Since the data above seems to indicate that being able to limit giving away free bases is desirable, the next question is if this is a repeatable skill. Does the data indicate if organizations can reliably limit the free bases they give away over time?
To test that, I turned to an analysis technique that compares team free bases allowed in one year to the next year, looking for a relationship. If teams are able to reliably limit free bases, we’d expect there to be a positive relationship year over year that holds up over time. If it’s a real skill, teams that are good at this in one season ought to be good at it the next, in part because they will often have a large fraction of the same players year to year.
I built a data set that paired each team’s 2012 free bases allowed per game with their 2013 number, 2013 with 2014, and so on. This gave me 300 pairs of seasons to assess. Here’s the scatter plot of those pairs:
You can see from the best fit line that there is a clear positive relationship year over year. The R^2 of this data is 0.52, which suggests there is some degree of ability for this to be sustained over time.
To summarize the findings above in one place:
- Major League teams allow an average of 5.06 free bases per game
- Team free bases allowed are positively correlated with their runs allowed (R^2 = 0.65)
- Since 2012, eight of the top ten teams in fewest runs allowed are also top ten in terms of fewest free bases allowed
- Team free bases allowed is negatively correlated with their winning percentage (R^2 = -0.52)
- Teams with winning records have allowed an average of 4.80 free bases per game. Teams with losing records have allowed an average of 5.34 free bases per game
- Among teams to qualify for the playoffs since 2012, nearly 74% have been better than the league average at limited free bases allowed in that season
- There is a positive relationship (R^2 = 0.52) in free bases allowed per game from one season to the next, indicating that limiting free bases may be a repeatable skill
All of these findings make sense, intuitively. Of course, teams that have given up fewer free bases have tended to give up fewer runs. Of course, teams that have given up fewer free bases have tended to win more games. Of course, teams that give up fewer free bases tend to make the playoffs more. Those things all pass the smell test and track with our most basic understanding of the game.
Limiting free bases allowed is not just an old adage passed down from wise old coaches. It bears out in the data. Maybe all those amateur baseball coaches are on to something after all!
Feature image by Michael Packard (@CollectingPack on Twitter)
Interesting study but leaves a lot to be desired. Of course allowing “free bases” is bad but the real question is are some less bad than others. An error or balk for instance has no positive value in the gameplay and eliminating them can only be good for your team. Walks and hit by pitches may not be so bad as they are a byproduct of pitching agressively. A better study would be looking at the effects of each “free base” on outcomes to determine which ones really need to be minimized and which are just part of an overall strategy
Thanks for reading. You’ll get no argument from me that the conclusions seem obvious, but I was not able to find any previous studies that showed it through the data, so I wanted to start there. While walks, HBPs, and now sometimes even balks can be “strategic,” the overwhelming majority of them are not purposeful and only serve to damage the pitching team’s chances. It would be interesting to explore. Thanks for sharing some ideas for possible follow on work.

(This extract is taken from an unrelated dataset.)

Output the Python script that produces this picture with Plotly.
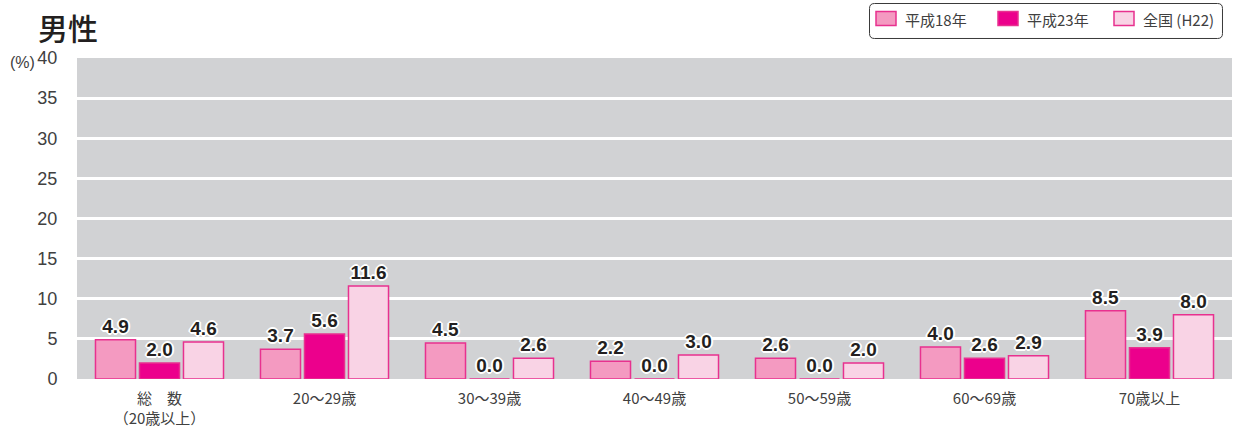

At the beginning, you make sure to say you make no claims for causation. I think it would improve your post if you made the point very clear again at the end, perhaps in terms like this: “nothing in this analysis suggests that free bases makes any contribution to a team’s performance in runs, wins, or playoffs.”
For me, the real question lurking behind the post (especially in the “amateur coaching” framing) is the causational one: is “fewer free bases” a nice but ultimately insignificant byproduct of a good team, or is it a strategic aim that can itself contribute to a team’s success? I’d be interested to see you take a stab at that question!